Pan Krzysztof, przedsiębiorca z Kędzierzyna-Koźla, zorientował się, że jego 14-letnia córka koresponduje z dorosłym mężczyzną, który próbuje się z nią umówić.
– W komunikatorze znalazłem konwersację z dorosłym mężczyzną. Od razu było widać, że chodzi mu o seks i próbuje omamić córkę - przyznaje mężczyzna.
Postanowił zastawić na niego pułapkę. W tym celu zabrał dziecku telefon i kontynuował konwersację podając się za córkę. W rozmowie przyznał, że ma 14 lat. Rozmówcy to jednak nie przeszkadzało. "Tak myślałem, że masz mniej lat. Nie przeszkadza" - pisał mężczyzna.
Potem w rozmowie pojawiły się nawet wulgarne propozycje. "Chcesz od razu ptaszka possać?" - pytał pedofil.
Pan Krzysztof umówił się z nim w galerii handlowej Odrzańskie Ogrody. Wcześniej mężczyzna dokładnie opisał, jak będzie wyglądał. Ojciec 14-latki poinformował policję, że jedzie na miejsce, by ująć pedofila.
Gdy zauważył go na parkingu, bez wahania podbiegł do niego i ujął. Jest postawnym mężczyzną, więc nie sprawiło mu to kłopotów. Chwilę później poinformował o tym policjantów.
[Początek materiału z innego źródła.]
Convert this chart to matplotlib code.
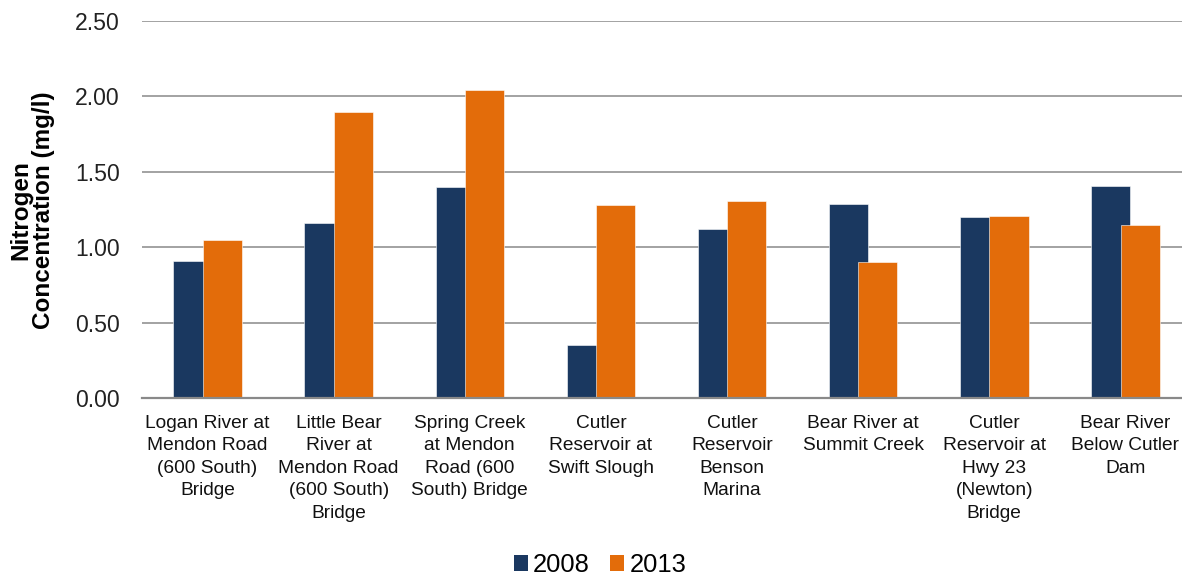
import matplotlib
matplotlib.use("Agg")
import matplotlib.pyplot as plt
import numpy as np
from matplotlib.patches import Patch

plt.rcParams['font.family'] = ['Liberation Sans', 'DejaVu Sans']

categories = [
    "Logan River at\nMendon Road\n(600 South)\nBridge",
    "Little Bear\nRiver at\nMendon Road\n(600 South)\nBridge",
    "Spring Creek\nat Mendon\nRoad (600\nSouth) Bridge",
    "Cutler\nReservoir at\nSwift Slough",
    "Cutler\nReservoir\nBenson\nMarina",
    "Bear River at\nSummit Creek",
    "Cutler\nReservoir at\nHwy 23\n(Newton)\nBridge",
    "Bear River\nBelow Cutler\nDam",
]
values_2008 = [0.91, 1.16, 1.40, 0.35, 1.12, 1.29, 1.20, 1.41]
values_2013 = [1.05, 1.90, 2.04, 1.28, 1.31, 0.90, 1.21, 1.15]
series_names = ["2008", "2013"]
yticks = [0.0, 0.5, 1.0, 1.5, 2.0, 2.5]
ylabel = "Nitrogen\nConcentration (mg/l)"

navy = "#1A3860"
orange = "#E36C0A"
grid_col = "#898989"

W, H = 1182, 575
fig = plt.figure(figsize=(W / 100, H / 100), dpi=100)
ax = fig.add_axes([142 / W, (H - 398.3) / H, 1049 / W, (398.3 - 21) / H])

x = np.arange(len(categories))
bw = 0.2975
off = 0.112
ax.bar(x - off, values_2008, width=bw, color=navy, edgecolor="white", linewidth=0.4, zorder=3)
ax.bar(x + off, values_2013, width=bw, color=orange, edgecolor="white", linewidth=0.4, zorder=4)

ax.set_xlim(-0.5, len(categories) - 0.5)
ax.set_ylim(0, 2.5)
ax.set_yticks(yticks)
ax.set_yticklabels([f"{v:.2f}" for v in yticks], fontsize=16.6, color="#222222")
ax.set_xticks(x)
ax.set_xticklabels(categories, fontsize=13.8, color="#111111", linespacing=1.42, va="top")
ax.tick_params(axis="y", length=0, pad=16)
ax.tick_params(axis="x", length=0, pad=12)

ax.grid(axis="y", color=grid_col, linewidth=1.1, zorder=0)
ax.set_axisbelow(True)
for s in ["top", "right", "left"]:
    ax.spines[s].set_visible(False)
ax.spines["bottom"].set_color(grid_col)
ax.spines["bottom"].set_linewidth(1.6)
ax.spines["bottom"].set_zorder(5)

fig.text(32 / W, (H - 209.7) / H, ylabel, rotation=90, ha="center", va="center",
         multialignment="center", fontsize=17.5, fontweight="bold", linespacing=1.0)

handles = [Patch(facecolor=navy), Patch(facecolor=orange)]
fig.legend(handles, series_names, loc="center", bbox_to_anchor=(600 / W, 1 - 565 / H),
           ncol=2, frameon=False, fontsize=18.4, handlelength=0.55, handleheight=0.55,
           handletextpad=0.2, columnspacing=0.8, borderpad=0, borderaxespad=0)

fig.savefig("out.png", dpi=100)
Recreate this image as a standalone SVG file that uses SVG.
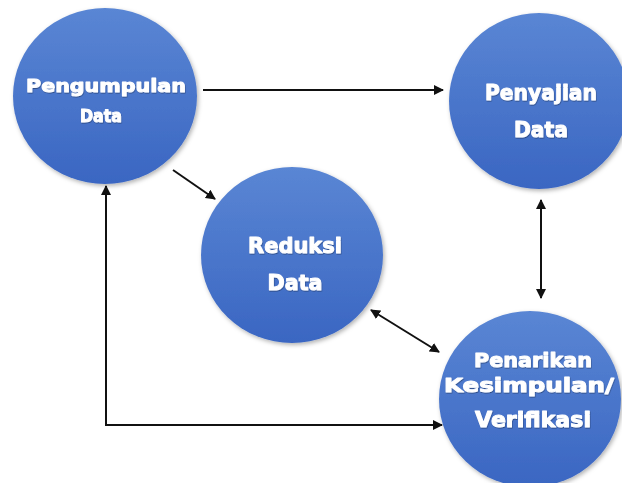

- Zostaliśmy poinformowani przez jednego z rodziców, że z jego niepełnoletnią córką na komunikatorze internetowym nieznana osoba nawiązała kontakt i chciała się umówić - tłumaczy kom. Magdalena Nakoneczna, rzecznik prasowy Komendy Powiatowej Policji w Kędzierzynie-Koźlu. - Zgłaszający udał się w miejsce spotkania i ujął mężczyznę, o czym nas powiadomił.
Policja prowadzi teraz czynności wyjaśniające, ale nie zdradza szczegółów ze względu na dobro małoletniej.